I will continue with the second group of five military leadership principles next week. Have a good weekend.

© 2012 Richard Martin. Reproduction and quotes permitted with full and proper attribution.

Comments
  1. Although the military may state that no plan survives contact with the enemy, this is not a credible or acceptable statement for business. In business we come up against “the enemy” every day, but in our environment it is called competition. Competition is actually very healthy as it allow us to grow, calculate and develop better strategies.
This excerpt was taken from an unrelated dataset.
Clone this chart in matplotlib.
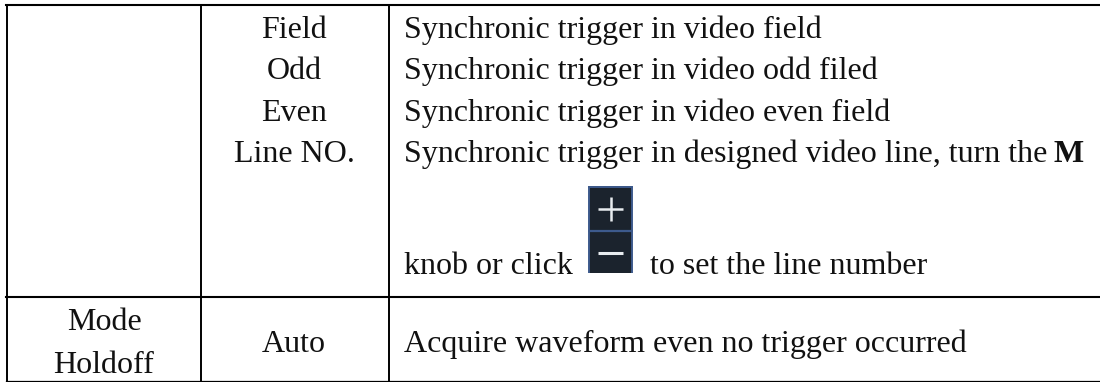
# -*- coding: utf-8 -*-
import matplotlib
matplotlib.use('Agg')
import matplotlib.pyplot as plt
from matplotlib.patches import Rectangle

plt.rcParams['font.family'] = ['Liberation Serif']

col2_labels = ['Field', 'Odd', 'Even', 'Line NO.']
col3_labels = ['Synchronic trigger in video field',
               'Synchronic trigger in video odd filed',
               'Synchronic trigger in video even field',
               'Synchronic trigger in designed video line, turn the']
mode_labels = ['Mode', 'Holdoff']
bold_word = 'M'
knob_left = 'knob or click'
knob_right = 'to set the line number'
auto_label = 'Auto'
auto_desc = 'Acquire waveform even no trigger occurred'

fs = 23
ink = '#111111'
edge = '#3d5a8c'
glyph = '#e8ecef'

fig = plt.figure(figsize=(11, 3.82), dpi=100)
ax = fig.add_axes([0, 0, 1, 1])
ax.set_xlim(0, 1100)
ax.set_ylim(382, 0)
ax.axis('off')

# table rules
ax.plot([6, 1100], [5, 5], color='black', lw=1.5)
ax.plot([6, 1100], [297, 297], color='black', lw=1.5)
ax.plot([6, 1100], [381, 381], color='black', lw=0.9)
for x in [7, 201, 389]:
    ax.plot([x, x], [5, 381], color='black', lw=1.4)

# middle column and description lines
baselines = [38, 79, 121, 162]
for lab, y in zip(col2_labels, baselines):
    ax.text(294, y, lab, fontsize=fs, ha='center', va='baseline', color=ink)
for lab, y in zip(col3_labels, baselines):
    ax.text(404, y, lab, fontsize=fs, ha='left', va='baseline', color=ink)
ax.text(1084, 162, bold_word, fontsize=fs, ha='right', va='baseline',
        color=ink, fontweight='bold')

ax.text(404, 274, knob_left, fontsize=fs, ha='left', va='baseline', color=ink)
ax.text(650, 274, knob_right, fontsize=fs, ha='left', va='baseline', color=ink)

# +/- button icon, the picture is cut off at the bottom so no lower edge
ax.add_patch(Rectangle((589, 186), 43, 87, facecolor='#1b232d', edgecolor='none'))
ax.plot([589, 589], [186, 273], color=edge, lw=1.4, solid_capstyle='butt')
ax.plot([632, 632], [186, 273], color=edge, lw=1.4, solid_capstyle='butt')
ax.plot([588, 633], [186.5, 186.5], color=edge, lw=1.4, solid_capstyle='butt')
ax.plot([588, 633], [230.5, 230.5], color=edge, lw=1.6, solid_capstyle='butt')
ax.plot([598, 623], [209, 209], color=glyph, lw=1.8, solid_capstyle='butt')
ax.plot([611, 611], [197, 221], color=glyph, lw=1.8, solid_capstyle='butt')
ax.plot([598, 623], [253, 253], color=glyph, lw=2.2, solid_capstyle='butt')

# last row
for lab, y in zip(mode_labels, [330, 373]):
    ax.text(104, y, lab, fontsize=fs, ha='center', va='baseline', color=ink)
ax.text(294, 352, auto_label, fontsize=fs, ha='center', va='baseline', color=ink)
ax.text(404, 352, auto_desc, fontsize=fs, ha='left', va='baseline', color=ink)

fig.savefig('out.png', dpi=100)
The business plans implemented today are designed to be flexible and expected to be challenged, not only by foreseen entities but unforeseen as well.

    Lynda
    Business Development Tools for Sales Professionals
    lyndaallen@wordpress.com

    • Thanks for the comment.

      Actually, it’s the same in business, but don’t confuse the plan with the goal. If your goal is to launch a new product or enter a new market, your initial plan may have to be modified several times, either in whole or in part, before you actually achieve it. It’s the same with everything you undertake, big or small, in business or in life in general.